What to produce
Only the pictures are omitted; repeat all other data exactly.

=== Data extract ===

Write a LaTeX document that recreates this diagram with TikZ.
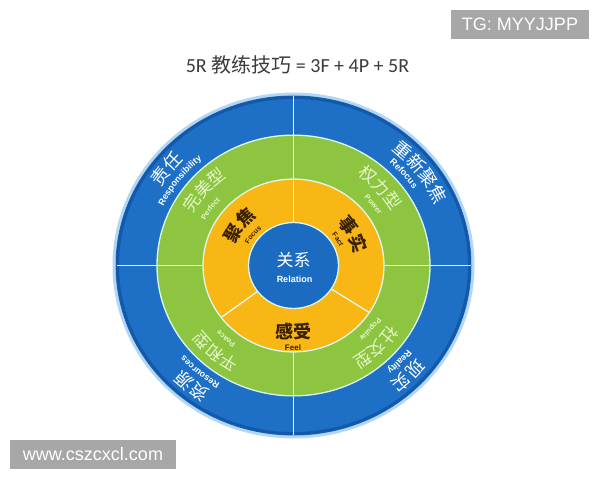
\documentclass[tikz,border=0pt]{standalone}
\usepackage{fontspec}
\usepackage{xcolor}
\usetikzlibrary{calc,decorations.text}
\setmainfont{Carlito}
\newfontfamily\cjk{Noto Sans CJK SC}
\newfontfamily\arial{Liberation Sans}
\definecolor{bg}{HTML}{FFFFFF}
\definecolor{ringblue}{HTML}{1D70C6}
\definecolor{rimblue}{HTML}{1459A9}
\definecolor{glow}{HTML}{B3D7F3}
\definecolor{ringgreen}{HTML}{8DC540}
\definecolor{ringorange}{HTML}{F9B716}
\definecolor{coreblue}{HTML}{1B6CC1}
\definecolor{sep}{HTML}{DDF6EE}
\definecolor{paleg}{HTML}{E6F5CC}
\definecolor{darkink}{HTML}{3A2200}
\definecolor{titlegray}{HTML}{3C3C3C}
\definecolor{tagbg}{HTML}{A7A7A7}
\tikzset{
  sepline/.style={draw=sep, line width=1.3pt},
  tagbox/.style={fill=tagbg, text=white, font=\arial\fontsize{18}{18}\selectfont,
    minimum height=29pt, inner sep=0pt},
  corelab/.style={inner sep=0pt}
}
% fonts of the ring labels
\newcommand\outcn{\cjk\fontsize{18}{18}\selectfont\color{white}}
\newcommand\outen{\arial\bfseries\fontsize{9}{9}\selectfont\color{white}}
\newcommand\midcn{\cjk\fontsize{17}{17}\selectfont\color{paleg}}
\newcommand\miden{\arial\bfseries\fontsize{7.5}{7.5}\selectfont\color{paleg}}
\newcommand\incn{\cjk\bfseries\fontsize{18}{18}\selectfont\color{darkink}}
\newcommand\inen{\arial\bfseries\fontsize{7}{7}\selectfont\color{darkink}}
% text on a clockwise arc: angle, baseline radius, format, text
\newcommand\ringtext[4]{%
  \pgfmathsetmacro\rtA{#1+40}\pgfmathsetmacro\rtB{#1-40}%
  \path[decorate, decoration={text along path, text align=center, text={|#3|#4}}]
    (\rtA:#2pt) arc[start angle=\rtA, end angle=\rtB, radius=#2pt];}

\begin{document}
\begin{tikzpicture}[x=1pt,y=1pt]
  \useasboundingbox[fill=bg] (0,0) rectangle (600,480);

  \node[font=\fontsize{20}{20}\selectfont, text=titlegray] (title) at (297.5,415)
    {5R {\cjk 教练技巧} = 3F + 4P + 5R};

  \begin{scope}[shift={(293.5,214.5)}, yscale=0.955]
    \coordinate (O) at (0,0);
    % rings
    \draw[glow, line width=3pt] (O) circle (179.5);
    \fill[ringblue] (O) circle (178);
    \draw[rimblue, line width=3pt] (O) circle (176);
    \fill[ringgreen] (O) circle (136.5);
    \fill[ringorange] (O) circle (90.5);
    \fill[coreblue] (O) circle (45);
    \foreach \r in {136.5,90.5,45}
      \draw[sepline] (O) circle (\r);
    \foreach \a in {0,90,180,270}
      \draw[sepline] (\a:90.5) -- (\a:177);
    \foreach \a in {90,217,327}
      \draw[sepline] (\a:45) -- (\a:90.5);

    % outer ring
    \ringtext{142}{156}{\outcn}{责任}
    \ringtext{142.5}{144}{\outen}{Responsibility}
    \ringtext{37}{156}{\outcn}{重新聚焦}
    \ringtext{40.5}{144}{\outen}{Refocus}
    \ringtext{230.5}{156}{\outcn}{资源}
    \ringtext{229.5}{144}{\outen}{Resources}
    \ringtext{315.5}{156}{\outcn}{现实}
    \ringtext{317}{144}{\outen}{Reality}
    % middle ring
    \ringtext{139}{114}{\midcn}{完美型}
    \ringtext{145}{100}{\miden}{Perfect}
    \ringtext{42.5}{114}{\midcn}{权力型}
    \ringtext{38}{100}{\miden}{Power}
    \ringtext{228.5}{114}{\midcn}{平和型}
    \ringtext{228}{100}{\miden}{Peace}
    \ringtext{314.5}{114}{\midcn}{社交型}
    \ringtext{319.5}{100}{\miden}{Popular}
    % inner ring
    \ringtext{143}{62}{\incn}{聚焦}
    \ringtext{142}{50}{\inen}{Focus}
    \ringtext{28}{62}{\incn}{事实}
    \ringtext{31}{50}{\inen}{Fact}
  \end{scope}

  \node[corelab, font=\incn] (feel) at (293,149) {感受};
  \node[corelab, font=\arial\bfseries\fontsize{8}{8}\selectfont, text=darkink] (feelen) at (293,132) {Feel};
  \node[corelab, font=\cjk\fontsize{17}{17}\selectfont, text=white] (rel) at (293.5,220) {关系};
  \node[corelab, font=\arial\bfseries\fontsize{9}{9}\selectfont, text=white] (relen) at (294.5,201) {Relation};

  \node[tagbox, minimum width=138pt] (tg) at (520,455.5) {TG: MYYJJPP};
  \node[tagbox, minimum width=166pt] (site) at (93,25.5) {www.cszcxcl.com};
\end{tikzpicture}
\end{document}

===

Problem solution
Write a LaTeX document that recreates this diagram with TikZ.
\documentclass[tikz,border=0pt]{standalone}
\usepackage{fontspec}
\usepackage{xcolor}
\usetikzlibrary{calc,decorations.text}
\setmainfont{Carlito}
\newfontfamily\cjk{Noto Sans CJK SC}
\newfontfamily\arial{Liberation Sans}
\definecolor{bg}{HTML}{FFFFFF}
\definecolor{ringblue}{HTML}{1D70C6}
\definecolor{rimblue}{HTML}{1459A9}
\definecolor{glow}{HTML}{B3D7F3}
\definecolor{ringgreen}{HTML}{8DC540}
\definecolor{ringorange}{HTML}{F9B716}
\definecolor{coreblue}{HTML}{1B6CC1}
\definecolor{sep}{HTML}{DDF6EE}
\definecolor{paleg}{HTML}{E6F5CC}
\definecolor{darkink}{HTML}{3A2200}
\definecolor{titlegray}{HTML}{3C3C3C}
\definecolor{tagbg}{HTML}{A7A7A7}
\tikzset{
  sepline/.style={draw=sep, line width=1.3pt},
  tagbox/.style={fill=tagbg, text=white, font=\arial\fontsize{18}{18}\selectfont,
    minimum height=29pt, inner sep=0pt},
  corelab/.style={inner sep=0pt}
}
% fonts of the ring labels
\newcommand\outcn{\cjk\fontsize{18}{18}\selectfont\color{white}}
\newcommand\outen{\arial\bfseries\fontsize{9}{9}\selectfont\color{white}}
\newcommand\midcn{\cjk\fontsize{17}{17}\selectfont\color{paleg}}
\newcommand\miden{\arial\bfseries\fontsize{7.5}{7.5}\selectfont\color{paleg}}
\newcommand\incn{\cjk\bfseries\fontsize{18}{18}\selectfont\color{darkink}}
\newcommand\inen{\arial\bfseries\fontsize{7}{7}\selectfont\color{darkink}}
% text on a clockwise arc: angle, baseline radius, format, text
\newcommand\ringtext[4]{%
  \pgfmathsetmacro\rtA{#1+40}\pgfmathsetmacro\rtB{#1-40}%
  \path[decorate, decoration={text along path, text align=center, text={|#3|#4}}]
    (\rtA:#2pt) arc[start angle=\rtA, end angle=\rtB, radius=#2pt];}

\begin{document}
\begin{tikzpicture}[x=1pt,y=1pt]
  \useasboundingbox[fill=bg] (0,0) rectangle (600,480);

  \node[font=\fontsize{20}{20}\selectfont, text=titlegray] (title) at (297.5,415)
    {5R {\cjk 教练技巧} = 3F + 4P + 5R};

  \begin{scope}[shift={(293.5,214.5)}, yscale=0.955]
    \coordinate (O) at (0,0);
    % rings
    \draw[glow, line width=3pt] (O) circle (179.5);
    \fill[ringblue] (O) circle (178);
    \draw[rimblue, line width=3pt] (O) circle (176);
    \fill[ringgreen] (O) circle (136.5);
    \fill[ringorange] (O) circle (90.5);
    \fill[coreblue] (O) circle (45);
    \foreach \r in {136.5,90.5,45}
      \draw[sepline] (O) circle (\r);
    \foreach \a in {0,90,180,270}
      \draw[sepline] (\a:90.5) -- (\a:177);
    \foreach \a in {90,217,327}
      \draw[sepline] (\a:45) -- (\a:90.5);

    % outer ring
    \ringtext{142}{156}{\outcn}{责任}
    \ringtext{142.5}{144}{\outen}{Responsibility}
    \ringtext{37}{156}{\outcn}{重新聚焦}
    \ringtext{40.5}{144}{\outen}{Refocus}
    \ringtext{230.5}{156}{\outcn}{资源}
    \ringtext{229.5}{144}{\outen}{Resources}
    \ringtext{315.5}{156}{\outcn}{现实}
    \ringtext{317}{144}{\outen}{Reality}
    % middle ring
    \ringtext{139}{114}{\midcn}{完美型}
    \ringtext{145}{100}{\miden}{Perfect}
    \ringtext{42.5}{114}{\midcn}{权力型}
    \ringtext{38}{100}{\miden}{Power}
    \ringtext{228.5}{114}{\midcn}{平和型}
    \ringtext{228}{100}{\miden}{Peace}
    \ringtext{314.5}{114}{\midcn}{社交型}
    \ringtext{319.5}{100}{\miden}{Popular}
    % inner ring
    \ringtext{143}{62}{\incn}{聚焦}
    \ringtext{142}{50}{\inen}{Focus}
    \ringtext{28}{62}{\incn}{事实}
    \ringtext{31}{50}{\inen}{Fact}
  \end{scope}

  \node[corelab, font=\incn] (feel) at (293,149) {感受};
  \node[corelab, font=\arial\bfseries\fontsize{8}{8}\selectfont, text=darkink] (feelen) at (293,132) {Feel};
  \node[corelab, font=\cjk\fontsize{17}{17}\selectfont, text=white] (rel) at (293.5,220) {关系};
  \node[corelab, font=\arial\bfseries\fontsize{9}{9}\selectfont, text=white] (relen) at (294.5,201) {Relation};

  \node[tagbox, minimum width=138pt] (tg) at (520,455.5) {TG: MYYJJPP};
  \node[tagbox, minimum width=166pt] (site) at (93,25.5) {www.cszcxcl.com};
\end{tikzpicture}
\end{document}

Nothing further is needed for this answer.